The new focus on culture, leadership and achieving goals through a systematic approach via people, Elton believes, opens  an entirely new opportunity for the recognition industry and other solution-providers. The next-generation recognition company, he says, “will be a professional services firm to drive the culture. They will be able to say that they implemented a process and answer the questions: Did turnover go down? Did productivity go up? Did customer satisfaction go up? Or sales? How can you measure the result?”
 
He underlines the point: “If the culture isn’t right, the recognition doesn’t matter. If you have a toxic culture, you can’t have an effective recognition program….Recognition is a critical component when other things are in place. Recognition can be a powerful messaging system for cultures that are changing. Recognition sends the message to the entire team. It could be as simple as a new CEO recognizing people for smiling when taking over an organization with a toxic culture.”
 
Elton reflects on how these changes could affect the recognition business. “In all the work we’ve done, recognition was important. But when you grow up in the industry, it tends to be about the ‘stuff.’ So as a recognition expert, in the end you tell clients they need more points platforms.”
 
The recognition industry is all talking about culture now, he says, “but where that argument seems to fall apart is when you look at a company’s invoices.
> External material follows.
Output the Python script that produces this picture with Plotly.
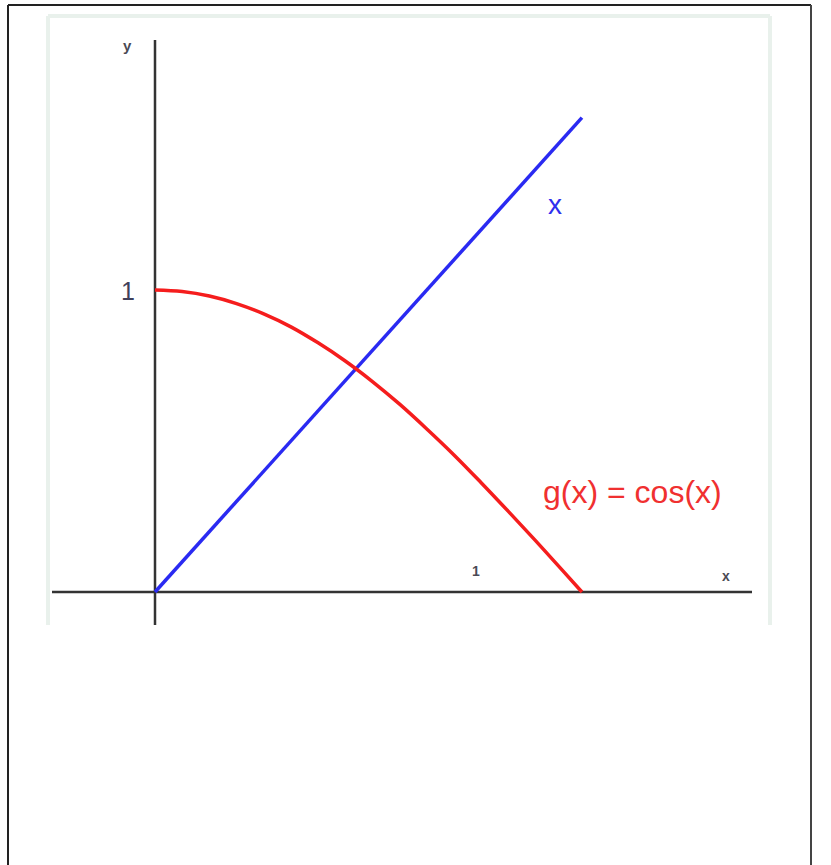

That’s what they’re going to drive to. If you look at a company and you look at their revenue streams and you see they make money out of awards, they’re not a culture company, they’re a stuff company. Within a system, stuff can be impactful. I’m sure those patches and tokens and rewards memorialize the moment. Don’t tell me, though, that more stuff is going to change my culture.” 
 
Elton suggests that an organization can best assess what type of service a solution-provider sells, not by what it says on its website or in sales presentations, “but on how they make their money. Are they making their money on rewards, or on the performance they are helping organizations achieve? How an organization makes money says a lot about what it really does.”
 
The questions to ask suppliers, he says, are: “Do they have measurement, do they have training, do the managers really understand how to give appropriate recognition?” To benefit from a culture, “what we’re looking at is behavior connected to results, and that is much more complicated.”